== DATASET EXTRACT

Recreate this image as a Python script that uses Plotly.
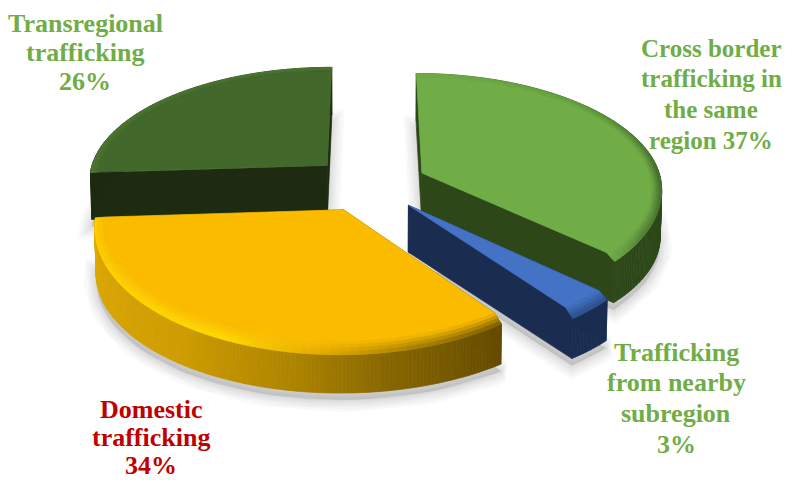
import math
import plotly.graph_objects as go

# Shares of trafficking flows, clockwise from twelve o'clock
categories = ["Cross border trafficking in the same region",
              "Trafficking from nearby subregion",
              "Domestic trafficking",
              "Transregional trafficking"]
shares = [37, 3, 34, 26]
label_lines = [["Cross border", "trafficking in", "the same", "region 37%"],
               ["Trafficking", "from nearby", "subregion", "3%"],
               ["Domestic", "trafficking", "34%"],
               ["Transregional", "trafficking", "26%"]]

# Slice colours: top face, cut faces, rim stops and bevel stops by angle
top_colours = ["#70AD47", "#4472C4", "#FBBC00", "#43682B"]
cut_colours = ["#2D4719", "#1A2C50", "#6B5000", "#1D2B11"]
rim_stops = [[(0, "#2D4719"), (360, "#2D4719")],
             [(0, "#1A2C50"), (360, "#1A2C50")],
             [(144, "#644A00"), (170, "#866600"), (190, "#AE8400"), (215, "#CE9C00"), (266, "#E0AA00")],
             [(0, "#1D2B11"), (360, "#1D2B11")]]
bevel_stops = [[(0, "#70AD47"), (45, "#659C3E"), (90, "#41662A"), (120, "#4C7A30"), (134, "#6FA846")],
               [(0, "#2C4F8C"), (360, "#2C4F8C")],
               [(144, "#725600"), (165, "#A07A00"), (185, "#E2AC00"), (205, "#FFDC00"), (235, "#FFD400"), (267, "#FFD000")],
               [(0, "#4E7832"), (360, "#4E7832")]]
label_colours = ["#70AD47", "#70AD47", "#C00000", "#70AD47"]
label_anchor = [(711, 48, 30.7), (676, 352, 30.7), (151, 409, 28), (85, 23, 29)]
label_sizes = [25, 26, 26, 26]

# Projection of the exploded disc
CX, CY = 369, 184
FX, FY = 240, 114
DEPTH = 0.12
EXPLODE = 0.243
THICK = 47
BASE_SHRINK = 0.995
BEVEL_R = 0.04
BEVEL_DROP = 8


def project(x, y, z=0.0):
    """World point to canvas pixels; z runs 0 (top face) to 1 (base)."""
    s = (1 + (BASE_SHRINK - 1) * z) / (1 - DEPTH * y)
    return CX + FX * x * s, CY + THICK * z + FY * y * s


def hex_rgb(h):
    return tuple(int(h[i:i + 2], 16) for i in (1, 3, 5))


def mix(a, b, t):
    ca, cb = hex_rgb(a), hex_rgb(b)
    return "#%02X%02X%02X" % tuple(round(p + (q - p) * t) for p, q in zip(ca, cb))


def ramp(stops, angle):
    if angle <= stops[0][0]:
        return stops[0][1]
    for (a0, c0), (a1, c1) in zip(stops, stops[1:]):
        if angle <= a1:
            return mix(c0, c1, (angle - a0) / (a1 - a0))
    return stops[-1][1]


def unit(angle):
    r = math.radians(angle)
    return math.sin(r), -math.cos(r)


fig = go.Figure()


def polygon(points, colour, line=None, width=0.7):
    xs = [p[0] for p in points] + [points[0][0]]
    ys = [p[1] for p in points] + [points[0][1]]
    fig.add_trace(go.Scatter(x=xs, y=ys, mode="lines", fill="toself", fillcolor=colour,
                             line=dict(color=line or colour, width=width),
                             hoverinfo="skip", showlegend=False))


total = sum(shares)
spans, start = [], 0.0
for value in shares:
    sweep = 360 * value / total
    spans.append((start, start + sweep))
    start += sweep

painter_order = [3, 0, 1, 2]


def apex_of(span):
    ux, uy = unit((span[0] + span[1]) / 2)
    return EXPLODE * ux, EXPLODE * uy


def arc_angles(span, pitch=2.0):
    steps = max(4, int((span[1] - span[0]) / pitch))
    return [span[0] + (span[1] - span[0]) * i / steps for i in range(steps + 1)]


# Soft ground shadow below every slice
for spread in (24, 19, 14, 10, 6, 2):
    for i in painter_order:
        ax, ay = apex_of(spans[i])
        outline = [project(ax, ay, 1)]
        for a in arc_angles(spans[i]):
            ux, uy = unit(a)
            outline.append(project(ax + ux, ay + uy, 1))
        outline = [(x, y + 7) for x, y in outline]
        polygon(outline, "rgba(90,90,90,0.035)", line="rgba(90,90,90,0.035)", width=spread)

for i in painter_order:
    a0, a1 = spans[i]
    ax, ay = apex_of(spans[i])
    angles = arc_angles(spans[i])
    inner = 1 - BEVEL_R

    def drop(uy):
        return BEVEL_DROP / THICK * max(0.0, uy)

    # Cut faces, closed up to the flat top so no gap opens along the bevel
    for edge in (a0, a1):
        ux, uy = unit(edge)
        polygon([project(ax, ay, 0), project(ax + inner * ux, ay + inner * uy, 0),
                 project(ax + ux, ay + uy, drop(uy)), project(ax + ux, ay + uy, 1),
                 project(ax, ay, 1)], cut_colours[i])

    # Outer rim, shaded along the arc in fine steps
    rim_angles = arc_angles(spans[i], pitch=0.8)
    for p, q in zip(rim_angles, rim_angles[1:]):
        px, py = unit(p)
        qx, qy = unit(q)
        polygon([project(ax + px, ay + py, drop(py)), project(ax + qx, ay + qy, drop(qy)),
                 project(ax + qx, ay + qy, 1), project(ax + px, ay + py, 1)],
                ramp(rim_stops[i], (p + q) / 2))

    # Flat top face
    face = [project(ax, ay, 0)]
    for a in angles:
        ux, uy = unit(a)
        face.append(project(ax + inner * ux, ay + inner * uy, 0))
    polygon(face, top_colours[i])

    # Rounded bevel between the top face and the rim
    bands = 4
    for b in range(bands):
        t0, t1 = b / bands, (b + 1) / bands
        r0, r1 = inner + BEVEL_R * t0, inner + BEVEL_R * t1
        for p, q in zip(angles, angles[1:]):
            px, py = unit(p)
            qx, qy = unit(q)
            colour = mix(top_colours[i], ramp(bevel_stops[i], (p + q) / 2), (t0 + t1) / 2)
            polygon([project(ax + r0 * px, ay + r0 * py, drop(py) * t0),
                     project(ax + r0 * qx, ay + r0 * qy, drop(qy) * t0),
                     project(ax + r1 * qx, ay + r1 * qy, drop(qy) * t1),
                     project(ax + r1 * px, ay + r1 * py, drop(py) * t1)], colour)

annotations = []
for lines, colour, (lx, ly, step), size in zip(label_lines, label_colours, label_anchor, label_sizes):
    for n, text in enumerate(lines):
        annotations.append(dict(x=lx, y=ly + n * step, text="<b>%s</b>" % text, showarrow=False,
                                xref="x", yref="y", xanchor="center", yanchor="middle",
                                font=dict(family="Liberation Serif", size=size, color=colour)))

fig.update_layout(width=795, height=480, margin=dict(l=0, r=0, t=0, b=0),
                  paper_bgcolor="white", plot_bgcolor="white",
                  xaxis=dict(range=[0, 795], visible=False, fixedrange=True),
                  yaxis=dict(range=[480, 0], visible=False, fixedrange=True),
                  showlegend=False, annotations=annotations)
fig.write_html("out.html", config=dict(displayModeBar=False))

====

- _YOUR TASK_
Exactly reproduce the run of lines from the start of the listing through the line with "import plotly.graph_objects as go", inclusive; pictures are not copied.

- _WRITTEN SOLUTION_
Recreate this image as a Python script that uses Plotly.
import math
import plotly.graph_objects as go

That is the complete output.